De Wet op de ondernemingsraden verwacht van de ondernemingsraad dat hij een aantal bevorderende taken uitoefent. Artikel 28 van de WOR somt acht onderwerpen op waar de or in ieder geval deze bevorderende rol dient te spelen: op het gebied van arbeidsvoorwaarden, arbeidsomstandigheden,
arbeids- en rusttijden, werkoverleg, het tegengaan van discriminatie, het bevorderen van gelijke behandeling van mannen en vrouwen, de inschakeling van gehandicapten en minderheden in de onderneming en de zorg voor het milieu. Naast deze wettelijke taak liggen er kansen voor de
ondernemingsraad om op een aantal actuele maatschappelijke thema's een bijzondere stimulerende rol te spelen.
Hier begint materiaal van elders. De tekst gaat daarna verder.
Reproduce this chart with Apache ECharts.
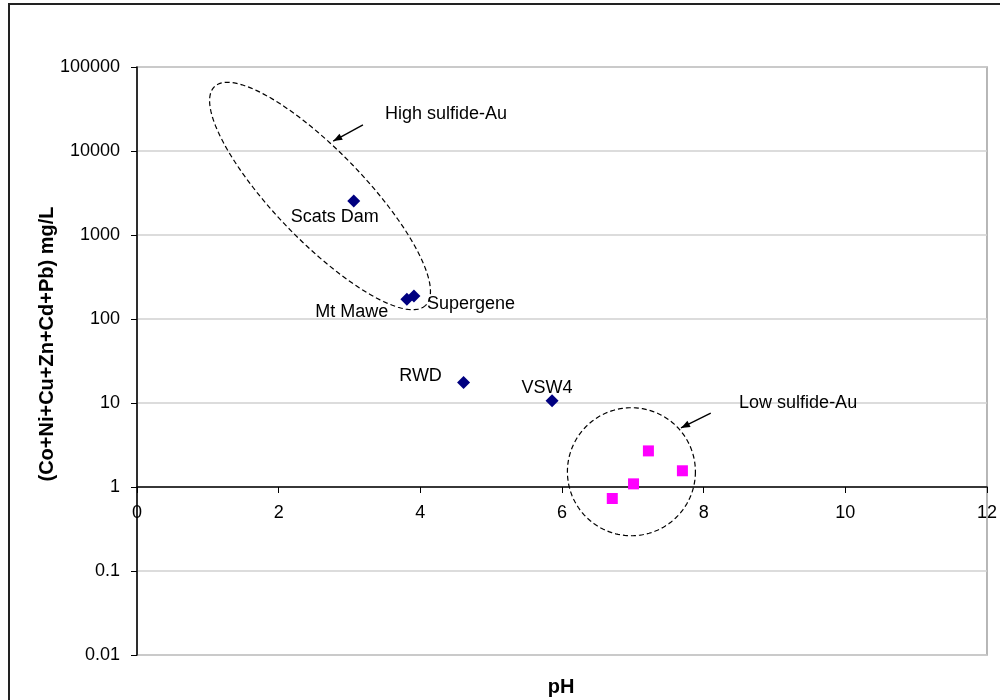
<!DOCTYPE html>
<html><head><meta charset="utf-8">
<script src="https://cdn.jsdelivr.net/npm/echarts@6/dist/echarts.min.js"></script>
<style>html,body{margin:0;padding:0;background:#fff}#c{width:1000px;height:700px}</style>
</head><body><div id="c"></div>
<script>
// ---- data ----
const highNames = ['Scats Dam', 'Mt Mawe', 'Supergene', 'RWD', 'VSW4'];
const highPH = [3.06, 3.81, 3.91, 4.61, 5.86];
const highMetals = [2540, 172, 188, 17.5, 10.6];
const lowPH = [6.71, 7.01, 7.22, 7.70];
const lowMetals = [0.73, 1.09, 2.69, 1.56];
const xTickValues = [0, 2, 4, 6, 8, 10, 12];
const yTickLabels = ['0.01', '0.1', '1', '10', '100', '1000', '10000', '100000'];
const groupNames = ['High sulfide-Au', 'Low sulfide-Au'];
const xTitle = 'pH';
const yTitle = '(Co+Ni+Cu+Zn+Cd+Pb) mg/L';

// ---- layout / style ----
const FONT = "'Liberation Sans', Arial, sans-serif";
const FS = 18;
const labelLayout = {
  'Scats Dam': [-19, 16], 'Mt Mawe': [-55, 13], 'Supergene': [57, 8],
  'RWD': [-43, -7], 'VSW4': [-5, -13]
};

const chart = echarts.init(document.getElementById('c'), null, {renderer: 'canvas'});
const option = {
  animation: false,
  backgroundColor: '#fff',
  grid: {left: 137, right: 13, top: 67, bottom: 45, show: true,
         borderColor: '#a0a0a0', borderWidth: 1.5, backgroundColor: 'transparent'},
  xAxis: {
    type: 'value', min: xTickValues[0], max: xTickValues[xTickValues.length - 1], interval: 2,
    position: 'bottom', offset: -168,
    axisLine: {onZero: false, lineStyle: {color: '#000', width: 1.5}},
    axisTick: {show: true, inside: false, length: 6, lineStyle: {color: '#000'}},
    axisLabel: {margin: 17, fontSize: FS, color: '#000', fontFamily: FONT},
    splitLine: {show: false}
  },
  yAxis: {
    type: 'log', logBase: 10, min: 0.01, max: 100000, splitNumber: 7,
    axisLine: {show: true, lineStyle: {color: '#000', width: 1.5}},
    axisTick: {show: true, inside: false, length: 6, lineStyle: {color: '#000'}},
    axisLabel: {margin: 17, fontSize: FS, color: '#000', fontFamily: FONT,
      formatter: v => yTickLabels[Math.round(Math.log10(v)) + 2]},
    splitLine: {show: true, lineStyle: {color: '#d0d0d0', width: 1.5}},
    minorTick: {show: false}
  },
  series: [
    {
      type: 'scatter', name: groupNames[0], symbol: 'diamond', symbolSize: 13,
      itemStyle: {color: '#000080', opacity: 1},
      data: highPH.map((x, i) => ({
        value: [x, highMetals[i]], name: highNames[i],
        label: {show: true, position: 'inside', offset: labelLayout[highNames[i]],
          formatter: highNames[i], color: '#000', opacity: 1, fontSize: FS, fontFamily: FONT}
      })),
      z: 5
    },
    {
      type: 'scatter', name: groupNames[1], symbol: 'rect', symbolSize: 11,
      itemStyle: {color: '#ff00ff', opacity: 1},
      data: lowPH.map((x, i) => [x, lowMetals[i]]),
      z: 5
    }
  ]
};
chart.setOption(option);

// ---- annotations (positioned in data space, converted through the axes) ----
const annotations = {
  high: {center: [2.584, 2911], a: 152, b: 45, angleDeg: 46,
         arrowFrom: [3.19, 20400], arrowTo: [2.77, 13150], text: [3.50, 27500]},
  low: {center: [6.98, 1.52], a: 64, b: 64, angleDeg: 0,
        arrowFrom: [8.10, 7.6], arrowTo: [7.68, 5.04], text: [8.50, 10.0]}
};
function px(p) { return chart.convertToPixel({gridIndex: 0}, p); }
function ellipsePts(c, a, b, deg) {
  const t = deg * Math.PI / 180, pts = [];
  for (let i = 0; i <= 180; i++) {
    const s = i / 180 * Math.PI * 2;
    const ex = a * Math.cos(s), ey = b * Math.sin(s);
    pts.push([c[0] + ex * Math.cos(t) - ey * Math.sin(t), c[1] + ex * Math.sin(t) + ey * Math.cos(t)]);
  }
  return pts;
}
const graphics = [];
graphics.push({type: 'rect', shape: {x: 9, y: 4, width: 1100, height: 900},
  style: {fill: 'none', stroke: '#222', lineWidth: 2}, z: 100, silent: true});
Object.keys(annotations).forEach((k, idx) => {
  const an = annotations[k];
  const c = px(an.center);
  graphics.push({type: 'polyline', shape: {points: ellipsePts(c, an.a, an.b, an.angleDeg)},
    style: {stroke: '#000', lineWidth: 1.2, lineDash: [5, 3], fill: 'none'}, z: 50, silent: true});
  const f = px(an.arrowFrom), t = px(an.arrowTo);
  graphics.push({type: 'line', shape: {x1: f[0], y1: f[1], x2: t[0], y2: t[1]},
    style: {stroke: '#000', lineWidth: 1.4}, z: 50, silent: true});
  const dx = t[0] - f[0], dy = t[1] - f[1], L = Math.hypot(dx, dy);
  const ux = dx / L, uy = dy / L, hl = 9, hw = 3.5;
  graphics.push({type: 'polygon', shape: {points: [
    [t[0], t[1]],
    [t[0] - ux * hl - uy * hw, t[1] - uy * hl + ux * hw],
    [t[0] - ux * hl + uy * hw, t[1] - uy * hl - ux * hw]]},
    style: {fill: '#000'}, z: 50, silent: true});
  const tp = px(an.text);
  graphics.push({type: 'text', x: tp[0], y: tp[1], style: {text: groupNames[idx],
    font: FS + 'px ' + FONT, fill: '#000', textAlign: 'left', textVerticalAlign: 'middle'}, z: 50});
});
graphics.push({type: 'text', x: 561, y: 687, style: {text: xTitle,
  font: 'bold 20px ' + FONT, fill: '#000', textAlign: 'center', textVerticalAlign: 'middle'}});
graphics.push({type: 'text', x: 47, y: 344, rotation: Math.PI / 2, style: {text: yTitle,
  font: 'bold 20px ' + FONT, fill: '#000', textAlign: 'center', textVerticalAlign: 'middle'}});
chart.setOption({graphic: graphics});
</script>
</body></html>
Een enkele keer wordt ook expliciet door de politiek aan de medezeggenschap gevraagd om zich op een specifiek punt actief op te stellen.
Deze bevorderende (en bewakende) opdracht is bij veel ondernemingsraden beduidend minder bekend dan het geven van advies of het verlenen van instemming. Toch kan deze opdracht als een derde pijler van het or-werk opgevat worden. Het inzicht breekt steeds meer door dat veel organisatievraagstukken beter op te lossen zijn met het communiceren over en het naleven van bestaand beleid dan met nieuwe beleidsvoornemens. Tijd dus om dit artikel de aandacht te geven die het verdient.
Dit boek is een bundeling van bijdragen van deskundigen die elk hun visie geven op dit wetsartikel.